### DIRECTIVE
Write the data out again exactly, with no pictures.

### DATA SHOWN
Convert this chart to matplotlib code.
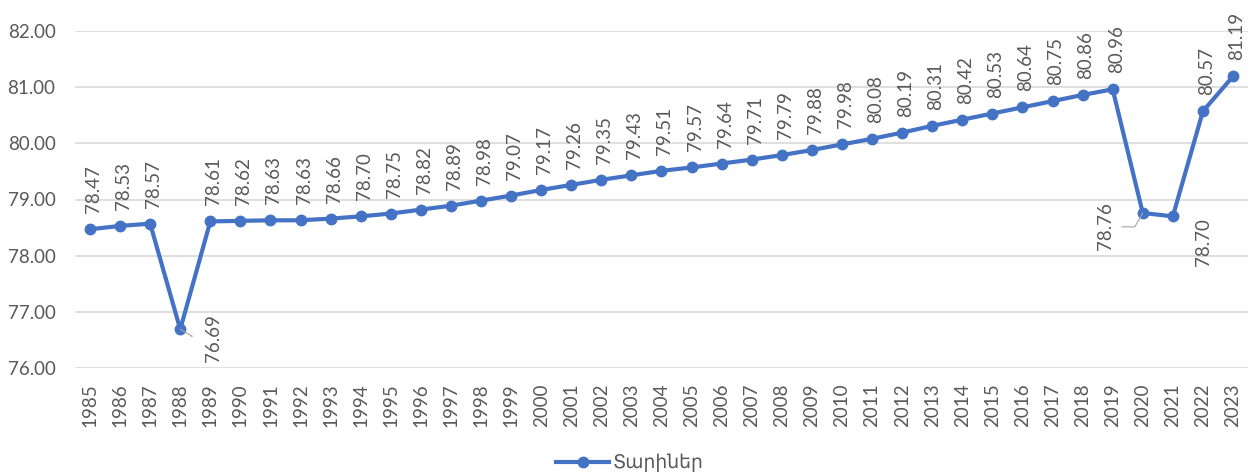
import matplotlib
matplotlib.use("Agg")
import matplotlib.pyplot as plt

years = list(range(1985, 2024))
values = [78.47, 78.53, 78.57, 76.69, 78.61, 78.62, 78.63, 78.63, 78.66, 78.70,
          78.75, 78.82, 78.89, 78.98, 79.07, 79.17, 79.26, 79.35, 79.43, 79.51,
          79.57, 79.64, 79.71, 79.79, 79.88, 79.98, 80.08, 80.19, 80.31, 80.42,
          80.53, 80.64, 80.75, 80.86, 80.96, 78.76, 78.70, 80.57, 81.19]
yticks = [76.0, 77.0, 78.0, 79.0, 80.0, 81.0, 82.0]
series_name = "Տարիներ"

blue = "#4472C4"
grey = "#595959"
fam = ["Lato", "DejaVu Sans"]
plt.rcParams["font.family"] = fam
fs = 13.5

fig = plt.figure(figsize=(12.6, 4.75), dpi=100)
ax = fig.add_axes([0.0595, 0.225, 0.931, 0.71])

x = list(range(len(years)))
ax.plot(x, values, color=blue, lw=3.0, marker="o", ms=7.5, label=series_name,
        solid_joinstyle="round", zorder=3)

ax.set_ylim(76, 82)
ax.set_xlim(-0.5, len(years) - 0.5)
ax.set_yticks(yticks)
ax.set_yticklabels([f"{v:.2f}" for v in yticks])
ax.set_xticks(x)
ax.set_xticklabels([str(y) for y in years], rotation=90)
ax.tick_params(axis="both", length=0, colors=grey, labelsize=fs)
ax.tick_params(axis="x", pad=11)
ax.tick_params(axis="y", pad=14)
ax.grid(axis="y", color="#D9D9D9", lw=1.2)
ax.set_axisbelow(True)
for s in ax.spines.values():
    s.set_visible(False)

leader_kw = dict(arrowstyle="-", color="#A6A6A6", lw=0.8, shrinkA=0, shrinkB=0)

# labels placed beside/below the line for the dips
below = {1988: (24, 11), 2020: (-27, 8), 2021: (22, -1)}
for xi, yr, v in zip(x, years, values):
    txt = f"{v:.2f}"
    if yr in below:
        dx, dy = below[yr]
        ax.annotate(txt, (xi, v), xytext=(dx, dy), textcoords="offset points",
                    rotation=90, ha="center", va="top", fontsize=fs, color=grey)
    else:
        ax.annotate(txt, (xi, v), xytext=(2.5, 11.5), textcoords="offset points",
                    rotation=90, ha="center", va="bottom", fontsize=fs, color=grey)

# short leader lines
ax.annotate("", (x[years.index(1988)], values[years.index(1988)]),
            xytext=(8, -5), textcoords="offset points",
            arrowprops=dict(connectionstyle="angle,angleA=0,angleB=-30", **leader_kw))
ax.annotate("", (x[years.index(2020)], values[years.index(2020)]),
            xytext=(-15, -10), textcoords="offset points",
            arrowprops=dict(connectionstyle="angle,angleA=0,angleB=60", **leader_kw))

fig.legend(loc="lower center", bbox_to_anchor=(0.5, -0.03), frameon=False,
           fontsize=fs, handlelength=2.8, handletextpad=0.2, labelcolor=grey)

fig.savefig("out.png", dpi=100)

### FINAL RESULT
Convert this chart to matplotlib code.
import matplotlib
matplotlib.use("Agg")
import matplotlib.pyplot as plt

years = list(range(1985, 2024))
values = [78.47, 78.53, 78.57, 76.69, 78.61, 78.62, 78.63, 78.63, 78.66, 78.70,
          78.75, 78.82, 78.89, 78.98, 79.07, 79.17, 79.26, 79.35, 79.43, 79.51,
          79.57, 79.64, 79.71, 79.79, 79.88, 79.98, 80.08, 80.19, 80.31, 80.42,
          80.53, 80.64, 80.75, 80.86, 80.96, 78.76, 78.70, 80.57, 81.19]
yticks = [76.0, 77.0, 78.0, 79.0, 80.0, 81.0, 82.0]
series_name = "Տարիներ"

blue = "#4472C4"
grey = "#595959"
fam = ["Lato", "DejaVu Sans"]
plt.rcParams["font.family"] = fam
fs = 13.5

fig = plt.figure(figsize=(12.6, 4.75), dpi=100)
ax = fig.add_axes([0.0595, 0.225, 0.931, 0.71])

x = list(range(len(years)))
ax.plot(x, values, color=blue, lw=3.0, marker="o", ms=7.5, label=series_name,
        solid_joinstyle="round", zorder=3)

ax.set_ylim(76, 82)
ax.set_xlim(-0.5, len(years) - 0.5)
ax.set_yticks(yticks)
ax.set_yticklabels([f"{v:.2f}" for v in yticks])
ax.set_xticks(x)
ax.set_xticklabels([str(y) for y in years], rotation=90)
ax.tick_params(axis="both", length=0, colors=grey, labelsize=fs)
ax.tick_params(axis="x", pad=11)
ax.tick_params(axis="y", pad=14)
ax.grid(axis="y", color="#D9D9D9", lw=1.2)
ax.set_axisbelow(True)
for s in ax.spines.values():
    s.set_visible(False)

leader_kw = dict(arrowstyle="-", color="#A6A6A6", lw=0.8, shrinkA=0, shrinkB=0)

# labels placed beside/below the line for the dips
below = {1988: (24, 11), 2020: (-27, 8), 2021: (22, -1)}
for xi, yr, v in zip(x, years, values):
    txt = f"{v:.2f}"
    if yr in below:
        dx, dy = below[yr]
        ax.annotate(txt, (xi, v), xytext=(dx, dy), textcoords="offset points",
                    rotation=90, ha="center", va="top", fontsize=fs, color=grey)
    else:
        ax.annotate(txt, (xi, v), xytext=(2.5, 11.5), textcoords="offset points",
                    rotation=90, ha="center", va="bottom", fontsize=fs, color=grey)

# short leader lines
ax.annotate("", (x[years.index(1988)], values[years.index(1988)]),
            xytext=(8, -5), textcoords="offset points",
            arrowprops=dict(connectionstyle="angle,angleA=0,angleB=-30", **leader_kw))
ax.annotate("", (x[years.index(2020)], values[years.index(2020)]),
            xytext=(-15, -10), textcoords="offset points",
            arrowprops=dict(connectionstyle="angle,angleA=0,angleB=60", **leader_kw))

fig.legend(loc="lower center", bbox_to_anchor=(0.5, -0.03), frameon=False,
           fontsize=fs, handlelength=2.8, handletextpad=0.2, labelcolor=grey)

fig.savefig("out.png", dpi=100)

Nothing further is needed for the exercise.